As the G7 summit opens in France, World Health Organization director general Dr Tedros Adhanom Ghebreyesus and Brazilian president Luiz Inácio Lula da Silva have issued a joint letter calling for urgent political support at the highest level. Their message is blunt: the world cannot afford delay because “the next pandemic will not wait for us”.
The appeal lands at a moment of fresh global health concern. In the Democratic Republic of the Congo, an Ebola outbreak is spreading quickly, with 782 confirmed cases and 181 deaths already recorded.
Attention is now turning to next month, when negotiators are due to resume talks on the “pathogen access and benefit sharing” annex to the WHO pandemic agreement. That section is considered essential, and the broader pact cannot take effect until it is settled.
Countries had aimed to complete the annex by May, but missed the deadline after failing to bridge key disagreements. At the center of the dispute is how nations should share information on dangerous pathogens, and what guarantees they should receive in return on access to vaccines, tests and treatments.

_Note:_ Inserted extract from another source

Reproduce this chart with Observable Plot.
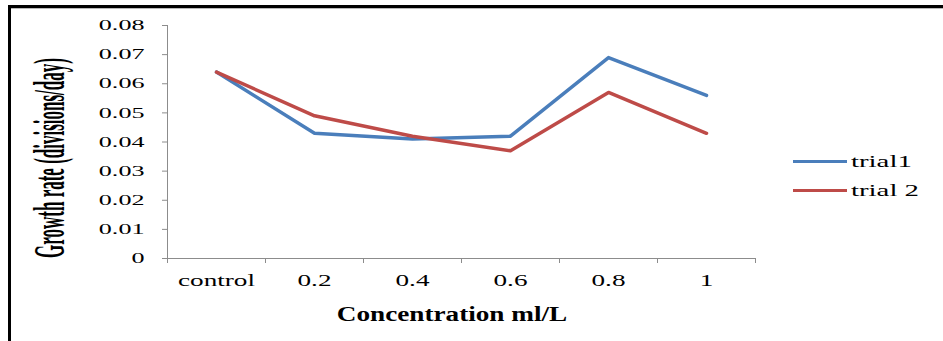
<!DOCTYPE html>
<html>
<head>
<meta charset="utf-8">
<script src="https://cdn.jsdelivr.net/npm/d3@7"></script>
<script src="https://cdn.jsdelivr.net/npm/@observablehq/plot@0.6"></script>
<style>
  html, body { margin: 0; padding: 0; background: #fff; }
  #wrap { position: relative; width: 943px; height: 341px; overflow: hidden; background: #fff;
          font-family: "Liberation Serif", "Times New Roman", serif; color: #000; }
  #wrap svg { position: absolute; left: 0; top: 0; }
  .border { position: absolute; background: #000; }
  .ytitle { position: absolute; white-space: nowrap; font-weight: bold; font-size: 17px; line-height: 17px;
            transform: translate(-50%, -50%) rotate(-90deg) scale(1, 2.6); }
  .xtitle { position: absolute; white-space: nowrap; font-weight: bold; font-size: 20px; line-height: 20px;
            transform: translate(-50%, 0) scale(1.36, 1); }
  .legend-swatch { position: absolute; height: 3px; width: 54px; }
  .legend-label { position: absolute; white-space: nowrap; font-size: 16px; line-height: 16px;
                  transform-origin: 0 50%; transform: scale(1.8, 1); }
</style>
</head>
<body>
<div id="wrap"></div>
<script>
// ---- data ----
const categories = ["control", "0.2", "0.4", "0.6", "0.8", "1"];
const trial1 = [0.064, 0.043, 0.041, 0.042, 0.069, 0.056];
const trial2 = [0.064, 0.049, 0.042, 0.037, 0.057, 0.043];
const seriesNames = ["trial1", "trial 2"];
const seriesColors = ["#4a7ebb", "#be4b48"];
const yTicks = [0, 0.01, 0.02, 0.03, 0.04, 0.05, 0.06, 0.07, 0.08];
const xTitle = "Concentration ml/L";
const yTitle = "Growth rate (divisions/day)";

// ---- layout ----
const W = 943, H = 341, mL = 167, mR = 188, mT = 25, mB = 83;
const step = (W - mL - mR) / categories.length;
const axisColor = "#8c8c8c";

const rows = categories.flatMap((c, i) => [
  {cat: c, value: trial1[i], series: seriesNames[0]},
  {cat: c, value: trial2[i], series: seriesNames[1]}
]);

const chart = Plot.plot({
  width: W, height: H,
  marginLeft: mL, marginRight: mR, marginTop: mT, marginBottom: mB,
  style: {fontFamily: "'Liberation Serif', 'Times New Roman', serif", background: "transparent", overflow: "visible"},
  x: {type: "band", domain: categories, padding: 0},
  y: {domain: [0, 0.08]},
  color: {domain: seriesNames, range: seriesColors},
  marks: [
    Plot.ruleY([0], {stroke: axisColor}),
    Plot.ruleX([categories[0]], {x: d => d, y1: 0, y2: 0.08, dx: -step / 2, stroke: axisColor}),
    Plot.ruleX(categories, {x: d => d, y1: 0, y2: 0, insetBottom: -5, dx: -step / 2, stroke: axisColor}),
    Plot.ruleX([categories[categories.length - 1]], {x: d => d, y1: 0, y2: 0, insetBottom: -5, dx: step / 2, stroke: axisColor}),
    Plot.axisY({ticks: yTicks, tickSize: 5, tickPadding: 18, stroke: axisColor, fill: "#000",
                fontSize: 14.5, tickFormat: d => d === 0 ? "0" : d.toFixed(2), label: null}),
    Plot.axisX({tickSize: 0, tickPadding: 16, fill: "#000", fontSize: 16, label: null}),
    Plot.line(rows, {x: "cat", y: "value", z: "series", stroke: "series", strokeWidth: 3.5,
                     strokeLinejoin: "round", strokeLinecap: "round"})
  ]
});

// widen the tick labels horizontally around their anchor point (as in the reference scan)
function stretchLabels(selector, sx) {
  chart.querySelectorAll(selector + " text").forEach(t => {
    const tr = t.getAttribute("transform");
    if (tr) {
      t.setAttribute("transform", tr + ` scale(${sx},1)`);
    } else {
      const x = +t.getAttribute("x") || 0, y = +t.getAttribute("y") || 0;
      t.setAttribute("transform", `translate(${x},${y}) scale(${sx},1) translate(${-x},${-y})`);
    }
  });
}
stretchLabels('g[aria-label="y-axis tick label"]', 1.8);
stretchLabels('g[aria-label="x-axis tick label"]', 1.7);

const wrap = document.getElementById("wrap");
wrap.appendChild(chart);

function addDiv(cls, css, text) {
  const d = document.createElement("div");
  d.className = cls;
  Object.assign(d.style, css);
  if (text != null) d.textContent = text;
  wrap.appendChild(d);
  return d;
}
// frame of the scanned figure
addDiv("border", {left: "8px", top: "5px", width: "935px", height: "3px"});
addDiv("border", {left: "8px", top: "8px", width: "935px", height: "1px", background: "#b8b8b8"});
addDiv("border", {left: "8px", top: "5px", width: "3px", height: "336px"});

// axis titles
addDiv("ytitle", {left: "49.5px", top: "157.5px"}, yTitle);
addDiv("xtitle", {left: "452px", top: "303.5px"}, xTitle);

// legend
seriesNames.forEach((name, i) => {
  const y = 161.7 + i * 29;
  addDiv("legend-swatch", {left: "793px", top: (y - 1.5) + "px", background: seriesColors[i]});
  addDiv("legend-label", {left: "851px", top: (y - 7.5) + "px"}, name);
});
</script>
</body>
</html>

Developing countries remain wary of a system that does not require pharmaceutical companies to share the products developed from data provided by poorer nations. Without binding rules, many fear a repeat of the Covid era, when lower-income countries were left waiting at the back of the line for vaccines.
Industry representatives argue that mandatory requirements could stifle research and development.
World leaders first announced plans for a pandemic treaty in March 2021. Five years on, Tedros and Lula told leaders: “the world must finish what it started, and … you can help it do so”.
They said they should bear in mind “a memory the whole world shares”, when hospitals overflowed and “families said goodbye to the people they loved through glass, or by telephone, or not at all”.
The letter added: “Estimates from WHO and others put the lives lost at up to 20 million. Humanity promised itself, in the rawness of that grief, that it would not face such a day again unprepared.”
The annexe is “the last piece of the puzzle” in order to keep that promise, they said. It will need “political will at the highest level”, “a spirit of equity” and “a sense of urgency”.
Covid also cost economies more than $13tn (£9.6tn), they said: “Against that, the investment in a system that catches an outbreak early is small.”